▶ [OBJECTIVE]
With all pictures omitted, return verbatim the lines from the beginning of the records below through the line containing "return apex[0] +".

▶ [RECORDS PROVIDED]
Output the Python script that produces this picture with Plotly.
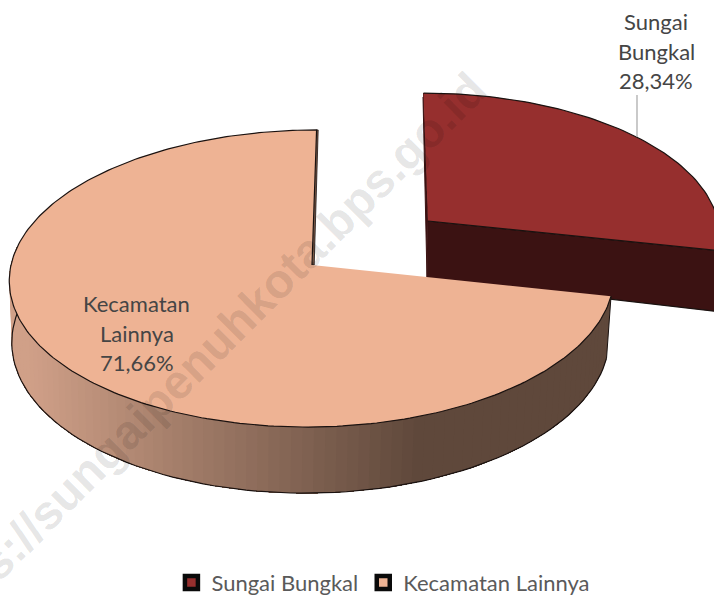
import numpy as np
import plotly.graph_objects as go

categories = ["Sungai Bungkal", "Kecamatan Lainnya"]
values = [28.34, 71.66]
top_colors = ["#962F2E", "#EEB394"]
wall_light = (208, 160, 136)
wall_dark = (95, 72, 59)
red_wall = "#3B1212"
edge = "#1a1210"
text_color = "#454545"
watermark = "https://sungaipenuhkota.bps.go.id"

W, H = 714, 596
P = 0.0909
split = 360 * values[0] / sum(values)


def project(theta_deg, apex, a, b, s):
    th = np.radians(theta_deg)
    u, v = np.sin(th), -np.cos(th)
    d = 1 - P * v
    return apex[0] + (a * u + s * v) / d, apex[1] + b * v / d


fig = go.Figure()


def poly(x, y, fill, line=None, width=1):
    fig.add_trace(go.Scatter(
        x=list(x), y=list(y), mode="lines", fill="toself", fillcolor=fill,
        line=dict(color=line or fill, width=width),
        hoverinfo="skip", showlegend=False))


def stroke(x, y, color=edge, width=1.2):
    fig.add_trace(go.Scatter(x=list(x), y=list(y), mode="lines",
                             line=dict(color=color, width=width),
                             hoverinfo="skip", showlegend=False))


# Exploded slice: Sungai Bungkal
r_top = dict(apex=(428, 221), a=290, b=139.6, s=4.9)
r_bot = dict(apex=(427, 278), a=290, b=158, s=4.9)
th = np.linspace(0, split, 80)
rx, ry = project(th, **r_top)
ex, ey = project(split, **r_top)
ebx, eby = project(split, **r_bot)
poly([r_top["apex"][0], ex, ebx, r_bot["apex"][0]],
     [r_top["apex"][1], ey, eby, r_bot["apex"][1]], red_wall, edge, 1.2)
poly([rx[0], r_top["apex"][0], r_bot["apex"][0], rx[0] - 0.5],
     [ry[0], r_top["apex"][1], r_bot["apex"][1], ry[0] + 4], red_wall, red_wall, 1)
poly(list(rx) + [r_top["apex"][0]], list(ry) + [r_top["apex"][1]],
     top_colors[0], edge, 1.2)

# Main slice: Kecamatan Lainnya
k_top = dict(apex=(312, 265), a=301, b=147.3, s=-5.0)
k_bot = dict(apex=(311, 326), a=297.5, b=152, s=-5.0)
th = np.linspace(split, 277, 90)
tx, ty = project(th, **k_top)
bx, by = project(th, **k_bot)
for i in range(len(th) - 1):
    f = min(max((tx[i] - 30) / (425 - 30), 0), 1)
    c = tuple(round(wall_light[j] + (wall_dark[j] - wall_light[j]) * f) for j in range(3))
    col = "rgb(%d,%d,%d)" % c
    poly(list(tx[i:]) + list(bx[i:][::-1]), list(ty[i:]) + list(by[i:][::-1]), col, col, 0)
stroke([tx[0], bx[0]], [ty[0], by[0]], edge, 1)
stroke(bx, by, edge, 1.2)
stroke([tx[-1], bx[-1]], [ty[-1], by[-1]], "#5a4a40", 1)

th = np.linspace(split, 360, 260)
tx, ty = project(th, **k_top)
sx, sy = project(360, **k_top)
poly([sx, sx + 1.6, k_top["apex"][0] + 2.2, k_top["apex"][0]],
     [sy, sy, k_top["apex"][1], k_top["apex"][1]], "#7a5a48", edge, 0.8)
poly(list(tx) + [k_top["apex"][0]], list(ty) + [k_top["apex"][1]],
     top_colors[1], edge, 1.2)

# Leader line for the Sungai Bungkal label
stroke([637, 637], [95, 137], "#A6A6A6", 1.2)

# Legend entries
for name, col in zip(categories, top_colors):
    fig.add_trace(go.Scatter(
        x=[None], y=[None], mode="markers", name=name,
        marker=dict(symbol="square", size=13, color=col,
                    line=dict(color="#0a0a0a", width=4.5))))

ann = [dict(x=200, y=358, xref="x", yref="y", text=watermark, textangle=-45,
            showarrow=False,
            font=dict(family="Liberation Sans", size=48, weight="bold", color="rgba(0,0,0,0.11)"),
            xanchor="center", yanchor="middle")]


def pct(v):
    return ("%.2f%%" % v).replace(".", ",")


lines0 = ["Sungai", "Bungkal", pct(values[0])]
lines1 = ["Kecamatan", "Lainnya", pct(values[1])]
for lines, x, ys in ((lines0, 656, (21, 51, 80)), (lines1, 136.5, (303, 333, 362))):
    for t, y in zip(lines, ys):
        ann.append(dict(x=x, y=y, xref="x", yref="y", text=t, showarrow=False,
                        font=dict(family="Lato", size=22, color=text_color),
                        xanchor="center", yanchor="middle"))

fig.update_layout(
    width=W, height=H, margin=dict(l=0, r=0, t=0, b=0, autoexpand=False),
    paper_bgcolor="white", plot_bgcolor="white",
    xaxis=dict(range=[0, W], visible=False, fixedrange=True),
    yaxis=dict(range=[H, 0], visible=False, fixedrange=True),
    annotations=ann,
    showlegend=True,
    legend=dict(orientation="h", x=0.537, y=-0.013, xanchor="center", yanchor="bottom",
                font=dict(family="Lato", size=22, color="#5a5a5a"),
                bgcolor="rgba(0,0,0,0)", itemwidth=30),
)
fig.write_html("out.html", config={"displayModeBar": False},
               post_script="document.body.style.margin='0';")
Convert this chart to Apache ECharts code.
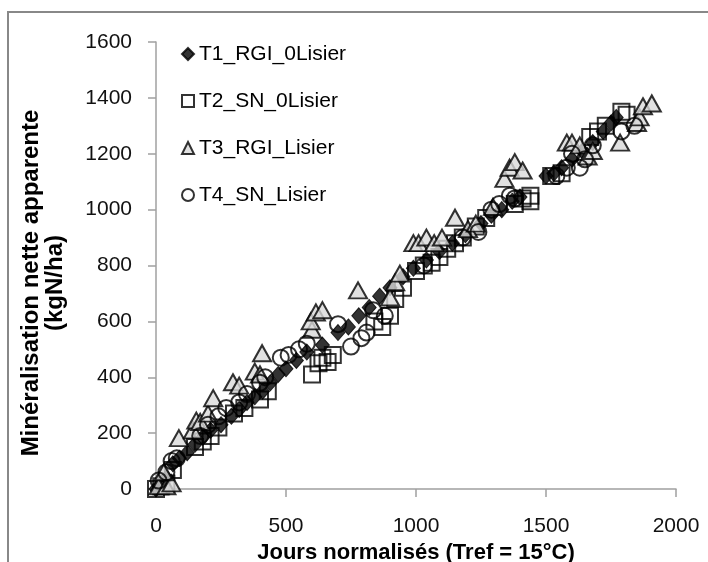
<!DOCTYPE html>
<html>
<head>
<meta charset="utf-8">
<script src="https://cdn.jsdelivr.net/npm/echarts@6/dist/echarts.min.js"></script>
<style>
html,body{margin:0;padding:0;background:#fff;}
#chart{width:708px;height:562px;}
</style>
</head>
<body>
<div id="chart"></div>
<script>
const seriesNames = ['T1_RGI_0Lisier', 'T2_SN_0Lisier', 'T3_RGI_Lisier', 'T4_SN_Lisier'];
const xTickValues = [0, 500, 1000, 1500, 2000];
const yTickValues = [0, 200, 400, 600, 800, 1000, 1200, 1400, 1600];
const xTitle = 'Jours normalisés (Tref = 15°C)';
const yTitle1 = 'Minéralisation nette apparente';
const yTitle2 = '(kgN/ha)';

const t1Data = [[0,0],[15,10],[40,40],[65,90],[90,110],[120,130],[150,160],[180,185],[210,210],[250,230],[290,260],[320,285],[350,310],[380,330],[410,350],[440,380],[470,410],[500,430],[540,460],[580,490],[640,515],[700,560],[740,580],[780,620],[820,650],[860,690],[900,720],[950,760],[990,790],[1040,820],[1090,850],[1140,880],[1190,910],[1250,950],[1290,980],[1330,1000],[1370,1030],[1400,1045],[1500,1120],[1530,1130],[1560,1150],[1600,1180],[1640,1210],[1680,1240],[1720,1280],[1750,1310],[1770,1330]];
const t2Data = [[0,0],[20,10],[40,20],[65,68],[150,150],[180,170],[210,190],[240,220],[300,270],[340,290],[400,320],[430,350],[600,410],[625,450],[640,470],[660,455],[680,480],[840,600],[870,580],[900,620],[920,680],[950,720],[1000,780],[1030,800],[1060,810],[1090,830],[1120,860],[1150,880],[1180,900],[1230,940],[1270,970],[1380,1020],[1410,1040],[1440,1050],[1440,1030],[1520,1120],[1560,1130],[1670,1260],[1700,1280],[1730,1300],[1790,1350],[1810,1340]];
const t3Data = [[10,10],[40,10],[60,20],[30,60],[88,182],[142,210],[155,245],[170,240],[200,270],[220,325],[296,382],[320,370],[380,420],[400,410],[408,486],[600,570],[595,600],[615,632],[640,640],[777,711],[900,686],[920,740],[938,771],[990,880],[1010,880],[1040,900],[1070,880],[1100,900],[1150,971],[1200,930],[1230,950],[1296,1010],[1340,1110],[1360,1150],[1380,1170],[1410,1140],[1580,1240],[1600,1240],[1630,1230],[1660,1190],[1680,1210],[1785,1240],[1850,1310],[1860,1330],[1873,1370],[1907,1380]];
const t4Data = [[10,30],[40,60],[60,100],[80,110],[170,190],[200,230],[240,260],[270,290],[320,310],[350,340],[400,380],[420,400],[480,470],[510,480],[550,500],[580,520],[700,590],[750,510],[790,540],[810,560],[835,640],[880,620],[1030,800],[1180,900],[1240,920],[1290,1000],[1320,1020],[1361,1050],[1380,1040],[1540,1120],[1580,1150],[1630,1150],[1650,1180],[1600,1200],[1680,1230],[1790,1280],[1840,1300]];

const FONT = '"Liberation Sans", Arial, sans-serif';
const chart = echarts.init(document.getElementById('chart'), null, {renderer: 'canvas'});

const option = {
  animation: false,
  backgroundColor: '#ffffff',
  grid: {left: 156, right: 32, top: 42, bottom: 73, containLabel: false, outerBoundsMode: 'none'},
  legend: {
    orient: 'vertical',
    left: 176,
    top: 37,
    itemWidth: 12,
    itemHeight: 12,
    itemGap: 23,
    textStyle: {fontFamily: FONT, fontSize: 21, color: '#000', lineHeight: 24},
    data: seriesNames
  },
  xAxis: {
    type: 'value', min: 0, max: 2000, interval: 500,
    splitLine: {show: false},
    axisLine: {show: true, lineStyle: {color: '#a0a0a0', width: 1.5}},
    axisTick: {show: true, length: 8, lineStyle: {color: '#a0a0a0', width: 1.5}},
    axisLabel: {fontFamily: FONT, fontSize: 21, color: '#111', margin: 27,
      formatter: v => xTickValues.includes(v) ? String(v) : ''},
    name: xTitle, nameLocation: 'middle', nameGap: 42,
    nameTextStyle: {fontFamily: FONT, fontSize: 22, fontWeight: 'bold', color: '#000'}
  },
  yAxis: {
    type: 'value', min: 0, max: 1600, interval: 200,
    splitLine: {show: false},
    axisLine: {show: true, lineStyle: {color: '#a0a0a0', width: 1.5}},
    axisTick: {show: true, length: 8, lineStyle: {color: '#a0a0a0', width: 1.5}},
    axisLabel: {fontFamily: FONT, fontSize: 21, color: '#111', margin: 24,
      formatter: v => yTickValues.includes(v) ? String(v) : ''}
  },
  graphic: [
    {type: 'line', shape: {x1: 7, y1: 12, x2: 708, y2: 12}, style: {stroke: '#888', lineWidth: 2}, silent: true},
    {type: 'line', shape: {x1: 8, y1: 12, x2: 8, y2: 562}, style: {stroke: '#888', lineWidth: 2}, silent: true},
    {type: 'text', x: 31, y: 283, rotation: Math.PI / 2,
      style: {text: yTitle1, fontFamily: FONT, fontSize: 24, fontWeight: 'bold', fill: '#000', textAlign: 'center', textVerticalAlign: 'middle'}},
    {type: 'text', x: 55, y: 283, rotation: Math.PI / 2,
      style: {text: yTitle2, fontFamily: FONT, fontSize: 24, fontWeight: 'bold', fill: '#000', textAlign: 'center', textVerticalAlign: 'middle'}}
  ],
  series: [
    {name: seriesNames[0], type: 'scatter', data: t1Data, symbol: 'diamond', symbolSize: [14, 16],
      itemStyle: {color: '#000', borderColor: '#000', borderWidth: 1}},
    {name: seriesNames[1], type: 'scatter', data: t2Data, symbol: 'rect', symbolSize: 16,
      itemStyle: {color: 'rgba(255,255,255,0)', borderColor: '#000', borderWidth: 2}},
    {name: seriesNames[2], type: 'scatter', data: t3Data, symbol: 'triangle', symbolSize: [18, 16],
      itemStyle: {color: '#d9d9d9', borderColor: '#000', borderWidth: 2}},
    {name: seriesNames[3], type: 'scatter', data: t4Data, symbol: 'circle', symbolSize: 16,
      itemStyle: {color: 'rgba(255,255,255,0)', borderColor: '#000', borderWidth: 2}}
  ]
};
chart.setOption(option);
</script>
</body>
</html>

▶ [TASK SOLUTION]
Output the Python script that produces this picture with Plotly.
import numpy as np
import plotly.graph_objects as go

categories = ["Sungai Bungkal", "Kecamatan Lainnya"]
values = [28.34, 71.66]
top_colors = ["#962F2E", "#EEB394"]
wall_light = (208, 160, 136)
wall_dark = (95, 72, 59)
red_wall = "#3B1212"
edge = "#1a1210"
text_color = "#454545"
watermark = "https://sungaipenuhkota.bps.go.id"

W, H = 714, 596
P = 0.0909
split = 360 * values[0] / sum(values)


def project(theta_deg, apex, a, b, s):
    th = np.radians(theta_deg)
    u, v = np.sin(th), -np.cos(th)
    d = 1 - P * v
    return apex[0] + (a * u + s * v) / d, apex[1] + b * v / d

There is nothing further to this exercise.